Welsh cricketer (born 2004)

Benjamin Ian Kellaway (born 5 January 2004) is a Welsh cricketer who plays for Glamorgan County Cricket Club. Born in Newport, he is a right-handed batter and can bowl both off spin and left-arm orthodox spin.

Educated at Chepstow School and Clifton College, he came through the Glamorgan academy and was named in their team to play against Cardiff MCCU in a pre-season match in April 2022.
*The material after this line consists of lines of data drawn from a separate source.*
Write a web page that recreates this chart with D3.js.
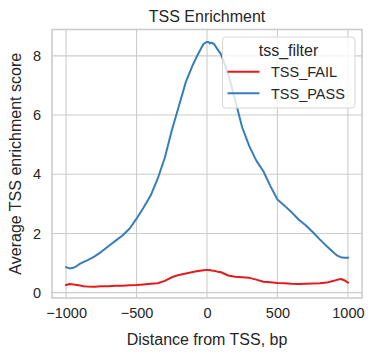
<!DOCTYPE html>
<html>
<head>
<meta charset="utf-8">
<script src="https://cdn.jsdelivr.net/npm/d3@7"></script>
<style>
html,body{margin:0;padding:0;background:#fff;}
svg{display:block;}
text{font-family:Arial,"Liberation Sans",sans-serif;fill:#262626;}
</style>
</head>
<body>
<svg id="chart" width="375" height="357"></svg>
<script>
const positions = [-1000,-975,-950,-925,-900,-875,-850,-800,-750,-700,-650,-600,-550,-500,-450,-400,-350,-300,-250,-200,-150,-100,-75,-50,-25,0,10,20,30,50,75,100,150,200,250,300,350,400,450,500,550,600,650,700,750,800,850,900,925,950,975,1000];
const passValues = [0.86,0.82,0.84,0.90,0.98,1.04,1.09,1.22,1.38,1.57,1.75,1.93,2.16,2.50,2.88,3.28,3.85,4.55,5.48,6.30,7.12,7.70,7.95,8.18,8.40,8.47,8.47,8.42,8.45,8.40,8.22,8.05,7.40,6.50,5.58,4.95,4.46,4.10,3.60,3.15,2.94,2.72,2.47,2.28,2.05,1.80,1.57,1.35,1.25,1.20,1.18,1.18];
const failValues = [0.26,0.29,0.28,0.26,0.24,0.22,0.21,0.20,0.22,0.22,0.23,0.23,0.25,0.26,0.28,0.30,0.32,0.40,0.52,0.60,0.65,0.70,0.72,0.74,0.76,0.77,0.76,0.77,0.75,0.74,0.71,0.69,0.58,0.54,0.52,0.50,0.44,0.37,0.35,0.33,0.32,0.30,0.29,0.30,0.31,0.32,0.34,0.40,0.44,0.46,0.42,0.34];
const seriesNames = ["TSS_FAIL","TSS_PASS"];
const seriesColors = ["#e41a1c","#377eb8"];
const xTicks = [-1000,-500,0,500,1000];
const yTicks = [0,2,4,6,8];

const svg = d3.select("#chart");
const L = 52, R = 362, T = 29.5, B = 298;
const x = d3.scaleLinear().domain([-1100,1100]).range([L,R]);
const y = d3.scaleLinear().domain([-0.18,8.89]).range([B,T]);

// grid
const g = svg.append("g");
g.selectAll(".vx").data(xTicks).enter().append("line")
  .attr("x1",d=>x(d)).attr("x2",d=>x(d)).attr("y1",T).attr("y2",B)
  .attr("stroke","#cccccc").attr("stroke-width",1.1);
g.selectAll(".hy").data(yTicks).enter().append("line")
  .attr("y1",d=>y(d)).attr("y2",d=>y(d)).attr("x1",L).attr("x2",R)
  .attr("stroke","#cccccc").attr("stroke-width",1.1);

// axes (tick labels via d3 axes)
const xAxis = d3.axisBottom(x).tickValues(xTicks).tickSize(0).tickPadding(10).tickFormat(d=>d3.format("")(d).replace("-","\u2212"));
const yAxis = d3.axisLeft(y).tickValues(yTicks).tickSize(0).tickPadding(11).tickFormat(d3.format("d"));
const gx = svg.append("g").attr("transform",`translate(0,${B})`).call(xAxis);
const gy = svg.append("g").attr("transform",`translate(${L},0)`).call(yAxis);
[gx,gy].forEach(a=>{a.select(".domain").remove(); a.selectAll("text").attr("font-size","14.5px").attr("fill","#262626").style("font-family","Arial, 'Liberation Sans', sans-serif");});

// lines
const series = [failValues, passValues];
const line = d3.line().x((d,i)=>x(positions[i])).y(d=>y(d));
series.forEach((vals,k)=>{
  svg.append("path").datum(vals).attr("d",line).attr("fill","none")
    .attr("stroke",seriesColors[k]).attr("stroke-width",2).attr("stroke-linejoin","round").attr("stroke-linecap","square");
});

// frame
svg.append("rect").attr("x",L).attr("y",T).attr("width",R-L).attr("height",B-T)
  .attr("fill","none").attr("stroke","#cccccc").attr("stroke-width",1.6);

// title & labels
svg.append("text").attr("x",(L+R)/2).attr("y",21.5).attr("text-anchor","middle").attr("font-size","16px").text("TSS Enrichment");
svg.append("text").attr("x",(L+R)/2).attr("y",345).attr("text-anchor","middle").attr("font-size","16px").text("Distance from TSS, bp");
svg.append("text").attr("transform",`translate(21,${(T+B)/2}) rotate(-90)`).attr("text-anchor","middle").attr("font-size","16px").text("Average TSS enrichment score");

// legend
const lg = svg.append("g");
lg.append("rect").attr("x",222.5).attr("y",37).attr("width",132.5).attr("height",71).attr("rx",3)
  .attr("fill","rgba(255,255,255,0.8)").attr("stroke","#d6d6d6").attr("stroke-width",1);
lg.append("text").attr("x",288.5).attr("y",56).attr("text-anchor","middle").attr("font-size","16px").text("tss_filter");
seriesNames.forEach((n,i)=>{
  const yy = 71.7 + i*21.6;
  lg.append("line").attr("x1",227.5).attr("x2",259.5).attr("y1",yy).attr("y2",yy).attr("stroke",seriesColors[i]).attr("stroke-width",2);
  lg.append("text").attr("x",271).attr("y",yy+5.3).attr("font-size","14.5px").text(n);
});
</script>
</body>
</html>
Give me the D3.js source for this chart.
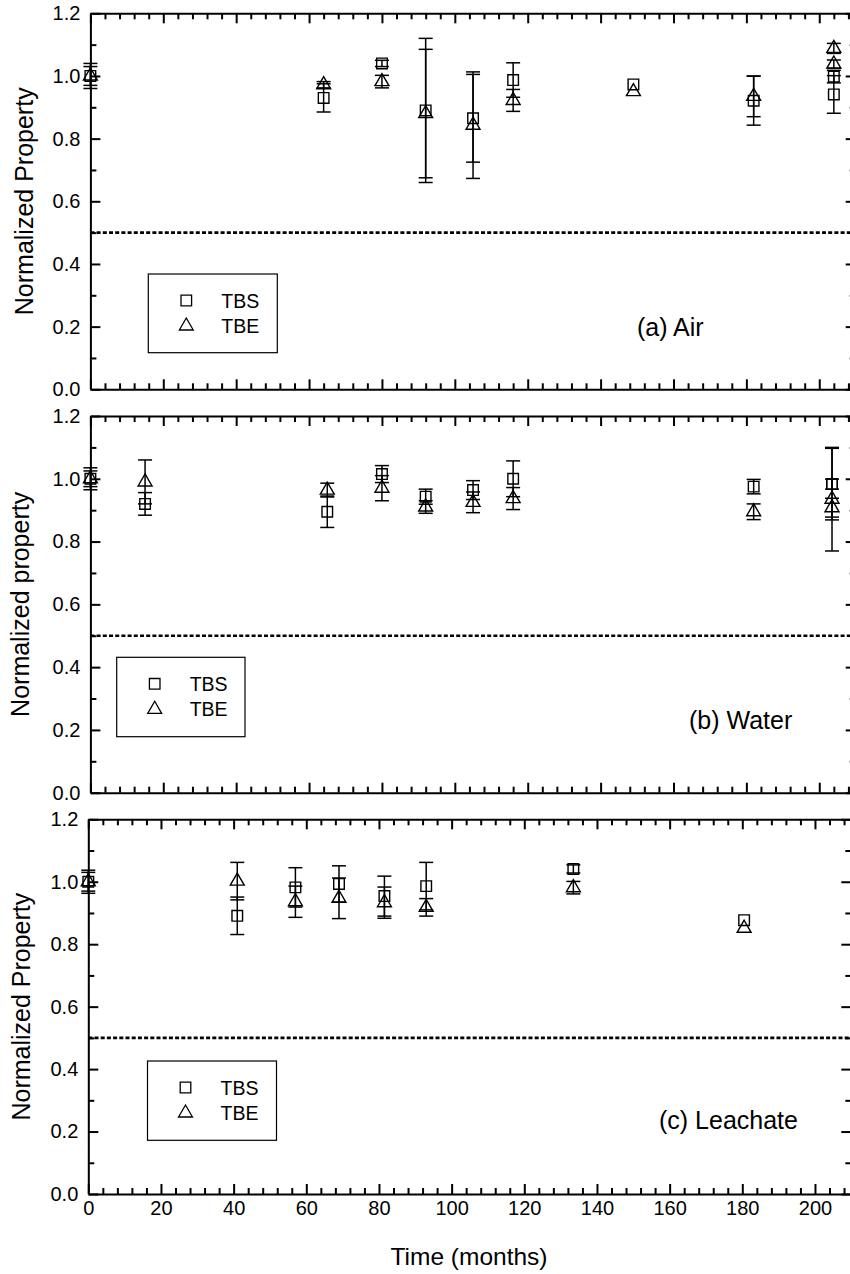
<!DOCTYPE html>
<html>
<head>
<meta charset="utf-8">
<script src="https://cdn.jsdelivr.net/npm/d3@7"></script>
<style>
  body { margin: 0; background: #fff; }
  svg text { font-family: "Liberation Sans", Arial, Helvetica, sans-serif; fill: #000; }
</style>
</head>
<body>
<svg id="chart" width="850" height="1274"></svg>
<script>
// ---- Data: normalized property vs. exposure time (months) ----
// (a) Air
const airTbsMonths = [0, 64, 80, 92, 105, 116, 149, 182, 204, 204];
const airTbsValues = [1.00, 0.93, 1.04, 0.89, 0.865, 0.987, 0.973, 0.921, 0.998, 0.941];
const airTbsErrors = [0.03, 0.045, 0.01, 0.23, 0.14, 0.055, 0, 0.078, 0.02, 0.06];
const airTbeMonths = [0, 64, 80, 92, 105, 116, 149, 182, 204, 204];
const airTbeValues = [1.00, 0.972, 0.982, 0.88, 0.843, 0.922, 0.95, 0.935, 1.088, 1.038];
const airTbeErrors = [0.04, 0.01, 0.02, 0.205, 0.17, 0.035, 0, 0.065, 0.016, 0.013];

// (b) Water
const waterTbsMonths = [0, 15, 65, 80, 92, 105, 116, 182, 203.5, 203.5];
const waterTbsValues = [1.00, 0.92, 0.895, 1.015, 0.943, 0.964, 1.00, 0.975, 0.983, 0.983];
const waterTbsErrors = [0.025, 0.036, 0.05, 0.027, 0.024, 0.03, 0.057, 0.023, 0.016, 0.114];
const waterTbeMonths = [0, 15, 65, 80, 92, 105, 116, 182, 203.5, 203.5];
const waterTbeValues = [1.00, 0.99, 0.964, 0.97, 0.91, 0.925, 0.937, 0.895, 0.935, 0.908];
const waterTbeErrors = [0.035, 0.07, 0.022, 0.04, 0.02, 0.033, 0.035, 0.025, 0.165, 0.03];

// (c) Leachate
const leachTbsMonths = [0, 41, 57, 69, 81.5, 93, 133.5, 180.5];
const leachTbsValues = [1.00, 0.891, 0.982, 0.993, 0.954, 0.986, 1.041, 0.877];
const leachTbsErrors = [0.03, 0.06, 0.063, 0.058, 0.064, 0.076, 0.013, 0];
const leachTbeMonths = [0, 41, 57, 69, 81.5, 93, 133.5, 180.5];
const leachTbeValues = [1.00, 1.002, 0.936, 0.947, 0.933, 0.918, 0.981, 0.851];
const leachTbeErrors = [0.037, 0.06, 0.05, 0.065, 0.05, 0.028, 0.02, 0];

// Axis ticks and labels
const xMajorTicks = [0, 20, 40, 60, 80, 100, 120, 140, 160, 180, 200];
const yMajorTicks = [0.0, 0.2, 0.4, 0.6, 0.8, 1.0, 1.2];
const seriesNames = ["TBS", "TBE"];
const failureLevel = [0.5];
const xTitle = "Time (months)";

// ---- Layout ----
const svg = d3.select("#chart");

const panels = [
  { left: 90.4, right: 855.7, top: 13.3, bottom: 389.3,
    yTitle: "Normalized Property", titleX: 33,
    label: "(a) Air", labelX: 637, labelY: 336,
    legend: { x: 148.3, y: 274, w: 129, h: 78.7 },
    tbs: [airTbsMonths, airTbsValues, airTbsErrors],
    tbe: [airTbeMonths, airTbeValues, airTbeErrors], xLabels: false },
  { left: 90.4, right: 855.7, top: 416, bottom: 792.7,
    yTitle: "Normalized property", titleX: 29,
    label: "(b) Water", labelX: 689, labelY: 729,
    legend: { x: 116.7, y: 657.3, w: 128.3, h: 79.4 },
    tbs: [waterTbsMonths, waterTbsValues, waterTbsErrors],
    tbe: [waterTbeMonths, waterTbeValues, waterTbeErrors], xLabels: false },
  { left: 88.3, right: 851.3, top: 819.3, bottom: 1194,
    yTitle: "Normalized Property", titleX: 30,
    label: "(c) Leachate", labelX: 659, labelY: 1129,
    legend: { x: 147.5, y: 1061, w: 129, h: 79.3 },
    tbs: [leachTbsMonths, leachTbsValues, leachTbsErrors],
    tbe: [leachTbeMonths, leachTbeValues, leachTbeErrors], xLabels: true }
];

const xMinor = d3.range(0, 210, 4).filter(v => v % 20 !== 0);
const yMinor = [0.1, 0.3, 0.5, 0.7, 0.9, 1.1];

const squareSym = d3.symbol().type(d3.symbolSquare).size(112);
const triSym = d3.symbol().type(d3.symbolTriangle).size(84);

function styleAxis(g) {
  g.select(".domain").attr("stroke", "#000").attr("stroke-width", 2);
  g.selectAll(".tick line").attr("stroke", "#000").attr("stroke-width", 2);
}

panels.forEach(p => {
  const x = d3.scaleLinear().domain([0, 210]).range([p.left, p.right]);
  const y = d3.scaleLinear().domain([0, 1.2]).range([p.bottom, p.top]);
  const g = svg.append("g");

  // dotted 50% line
  g.selectAll(".ref").data(failureLevel).join("line")
    .attr("x1", p.left).attr("x2", p.right)
    .attr("y1", d => y(d)).attr("y2", d => y(d))
    .attr("stroke", "#000").attr("stroke-width", 2.6)
    .attr("stroke-dasharray", "4,2.2");

  // minor ticks
  [[d3.axisBottom(x), p.bottom], [d3.axisTop(x), p.top]].forEach(([ax, pos]) => {
    g.append("g").attr("transform", `translate(0,${pos})`)
      .call(ax.tickValues(xMinor).tickSize(-6).tickSizeOuter(0).tickFormat(""))
      .call(styleAxis).call(a => a.select(".domain").remove());
  });
  [[d3.axisLeft(y), p.left], [d3.axisRight(y), p.right]].forEach(([ax, pos]) => {
    g.append("g").attr("transform", `translate(${pos},0)`)
      .call(ax.tickValues(yMinor).tickSize(-6).tickSizeOuter(0).tickFormat(""))
      .call(styleAxis).call(a => a.select(".domain").remove());
  });

  // major axes
  const bottomAx = g.append("g").attr("transform", `translate(0,${p.bottom})`)
    .call(d3.axisBottom(x).tickValues(xMajorTicks).tickSize(-10).tickSizeOuter(0)
      .tickPadding(7).tickFormat(p.xLabels ? d3.format("d") : ""))
    .call(styleAxis);
  bottomAx.selectAll("text").attr("font-size", 20).attr("fill", "#000");

  g.append("g").attr("transform", `translate(0,${p.top})`)
    .call(d3.axisTop(x).tickValues(xMajorTicks).tickSize(-10).tickSizeOuter(0).tickFormat(""))
    .call(styleAxis);

  const leftAx = g.append("g").attr("transform", `translate(${p.left},0)`)
    .call(d3.axisLeft(y).tickValues(yMajorTicks).tickSize(-10).tickSizeOuter(0)
      .tickPadding(10).tickFormat(d3.format(".1f")))
    .call(styleAxis);
  leftAx.selectAll("text").attr("font-size", 20).attr("fill", "#000");

  g.append("g").attr("transform", `translate(${p.right},0)`)
    .call(d3.axisRight(y).tickValues(yMajorTicks).tickSize(-10).tickSizeOuter(0).tickFormat(""))
    .call(styleAxis);

  // y title
  g.append("text")
    .attr("transform", `translate(${p.titleX},${(p.top + p.bottom) / 2}) rotate(-90)`)
    .attr("text-anchor", "middle").attr("font-size", 25)
    .text(p.yTitle);

  // panel label
  g.append("text").attr("x", p.labelX).attr("y", p.labelY)
    .attr("font-size", 25).text(p.label);

  // series: error bars first, then open markers
  const series = [
    { data: d3.zip(...p.tbs), sym: squareSym },
    { data: d3.zip(...p.tbe), sym: triSym }
  ];
  series.forEach(s => {
    const eb = g.append("g").attr("stroke", "#000").attr("stroke-width", 1.5);
    s.data.filter(d => d[2] > 0).forEach(([t, v, e]) => {
      const cx = x(t), y1 = y(v - e), y2 = y(v + e);
      eb.append("line").attr("x1", cx).attr("x2", cx).attr("y1", y1).attr("y2", y2);
      eb.append("line").attr("x1", cx - 7).attr("x2", cx + 7).attr("y1", y1).attr("y2", y1);
      eb.append("line").attr("x1", cx - 7).attr("x2", cx + 7).attr("y1", y2).attr("y2", y2);
    });
  });
  series.forEach(s => {
    g.append("g").selectAll("path").data(s.data).join("path")
      .attr("d", s.sym)
      .attr("transform", d => `translate(${x(d[0])},${y(d[1])})`)
      .attr("fill", "none").attr("stroke", "#000").attr("stroke-width", 1.4);
  });

  // legend
  const L = p.legend;
  const lg = g.append("g").attr("transform", `translate(${L.x},${L.y})`);
  lg.append("rect").attr("width", L.w).attr("height", L.h)
    .attr("fill", "#fff").attr("stroke", "#000").attr("stroke-width", 1.2);
  const syms = [squareSym, triSym];
  seriesNames.forEach((name, i) => {
    const cy = 26.5 + i * 25.5;
    lg.append("path").attr("d", syms[i]).attr("transform", `translate(38,${cy})`)
      .attr("fill", "none").attr("stroke", "#000").attr("stroke-width", 1.3);
    lg.append("text").attr("x", 73).attr("y", cy + 7).attr("font-size", 19.5).text(name);
  });
});

// x axis title
svg.append("text").attr("x", 469).attr("y", 1265).attr("text-anchor", "middle")
  .attr("font-size", 24.5).text(xTitle);
</script>
</body>
</html>
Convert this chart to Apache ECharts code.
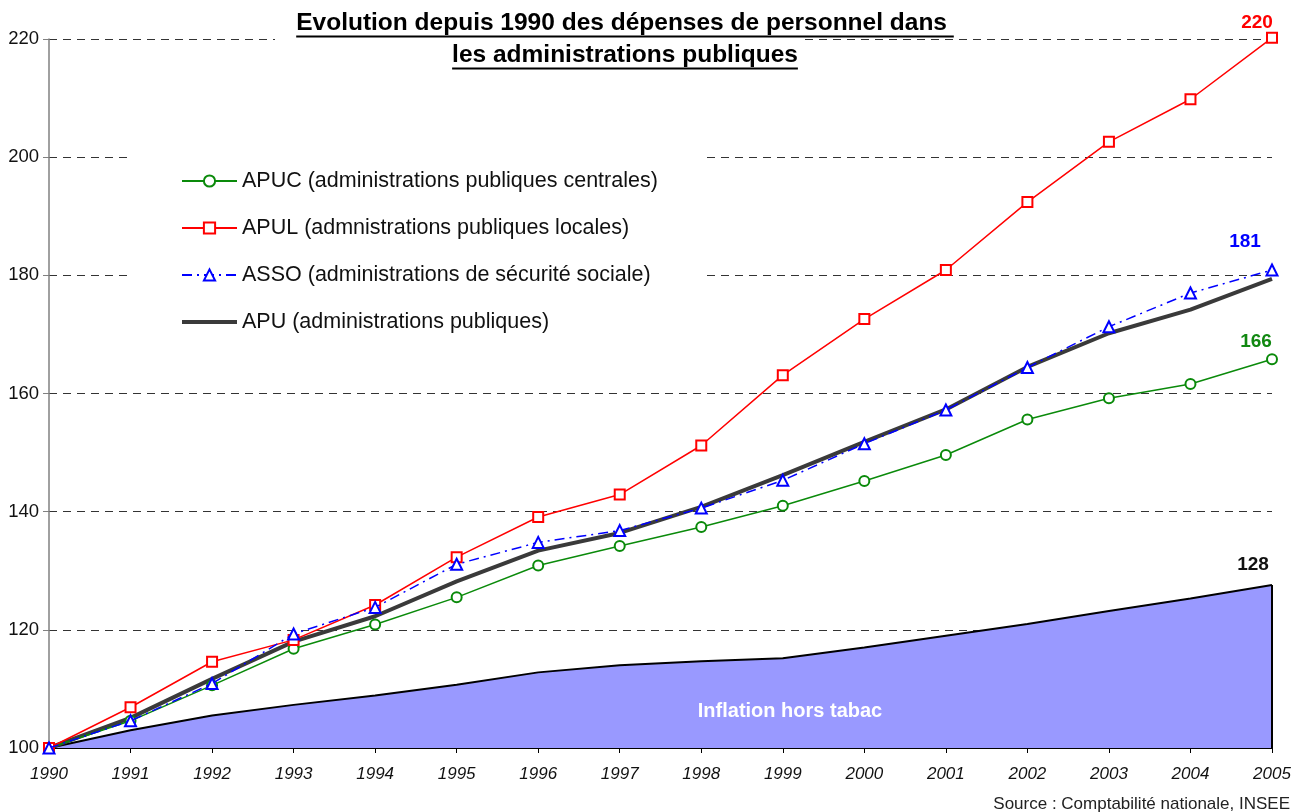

He earned his first senior contract with Glamorgan in October 2022. He was then included in the squad for Glamorgan's first three games of the Twenty20 season in 2023, against Gloucestershire, Somerset and Middlesex. He made his debut on 26 May 2023 in a two-wicket win against Gloucestershire; he bowled one over, conceding seven runs, and scored three runs off six deliveries with the bat. He played in the four-wicket defeat to Somerset two days later, scoring just one run off four balls with the bat, and conceding 10 runs off his single over of bowling, though he did take a catch. He was left out for the game against Middlesex on 31 May due to a clash with his university exams, and was not included for their first home game against Kent on 2 June. With several senior Glamorgan players having been called up to play in The Hundred or simply rested, Kellaway returned to action in the opening match of Glamorgan's 2023 One-Day Cup campaign against Worcestershire. Coming in with Glamorgan at 72/4, he shared a stand of 65 runs with captain Kiran Carlson and eventually top-scored with 82 runs as they finished with a total of 199; however, Worcestershire chased down the target to win by four wickets, Kellaway conceding 18 runs off his four overs.

On 30 September 2025, Kellaway was named in the England Lions squad for their tour of Australia starting in November that year.